What you need to do: In your copy, leave out the pictures; write out all the data exactly.

Dataset extract:
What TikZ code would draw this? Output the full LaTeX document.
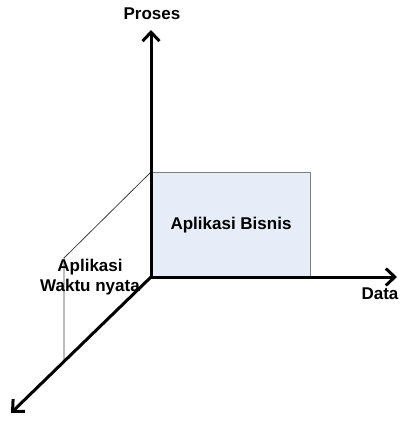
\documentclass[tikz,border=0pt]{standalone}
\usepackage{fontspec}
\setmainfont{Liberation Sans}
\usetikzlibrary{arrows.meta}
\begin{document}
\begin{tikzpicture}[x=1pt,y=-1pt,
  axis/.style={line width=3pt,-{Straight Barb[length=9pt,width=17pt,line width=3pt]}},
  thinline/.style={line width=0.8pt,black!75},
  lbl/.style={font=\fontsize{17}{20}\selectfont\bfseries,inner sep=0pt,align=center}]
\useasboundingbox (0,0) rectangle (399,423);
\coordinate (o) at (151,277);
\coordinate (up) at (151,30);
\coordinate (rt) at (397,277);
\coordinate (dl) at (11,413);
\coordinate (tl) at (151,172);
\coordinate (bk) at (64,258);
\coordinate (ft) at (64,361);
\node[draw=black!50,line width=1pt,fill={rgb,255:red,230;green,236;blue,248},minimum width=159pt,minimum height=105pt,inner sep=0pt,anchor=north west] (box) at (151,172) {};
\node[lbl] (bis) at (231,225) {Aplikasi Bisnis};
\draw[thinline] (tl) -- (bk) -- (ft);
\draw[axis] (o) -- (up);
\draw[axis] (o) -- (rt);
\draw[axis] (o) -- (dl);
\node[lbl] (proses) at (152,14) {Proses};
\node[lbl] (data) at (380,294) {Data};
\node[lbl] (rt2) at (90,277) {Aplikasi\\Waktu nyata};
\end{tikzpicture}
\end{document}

Task output:
What TikZ code would draw this? Output the full LaTeX document.
\documentclass[tikz,border=0pt]{standalone}
\usepackage{fontspec}
\setmainfont{Liberation Sans}
\usetikzlibrary{arrows.meta}
\begin{document}
\begin{tikzpicture}[x=1pt,y=-1pt,
  axis/.style={line width=3pt,-{Straight Barb[length=9pt,width=17pt,line width=3pt]}},
  thinline/.style={line width=0.8pt,black!75},
  lbl/.style={font=\fontsize{17}{20}\selectfont\bfseries,inner sep=0pt,align=center}]
\useasboundingbox (0,0) rectangle (399,423);
\coordinate (o) at (151,277);
\coordinate (up) at (151,30);
\coordinate (rt) at (397,277);
\coordinate (dl) at (11,413);
\coordinate (tl) at (151,172);
\coordinate (bk) at (64,258);
\coordinate (ft) at (64,361);
\node[draw=black!50,line width=1pt,fill={rgb,255:red,230;green,236;blue,248},minimum width=159pt,minimum height=105pt,inner sep=0pt,anchor=north west] (box) at (151,172) {};
\node[lbl] (bis) at (231,225) {Aplikasi Bisnis};
\draw[thinline] (tl) -- (bk) -- (ft);
\draw[axis] (o) -- (up);
\draw[axis] (o) -- (rt);
\draw[axis] (o) -- (dl);
\node[lbl] (proses) at (152,14) {Proses};
\node[lbl] (data) at (380,294) {Data};
\node[lbl] (rt2) at (90,277) {Aplikasi\\Waktu nyata};
\end{tikzpicture}
\end{document}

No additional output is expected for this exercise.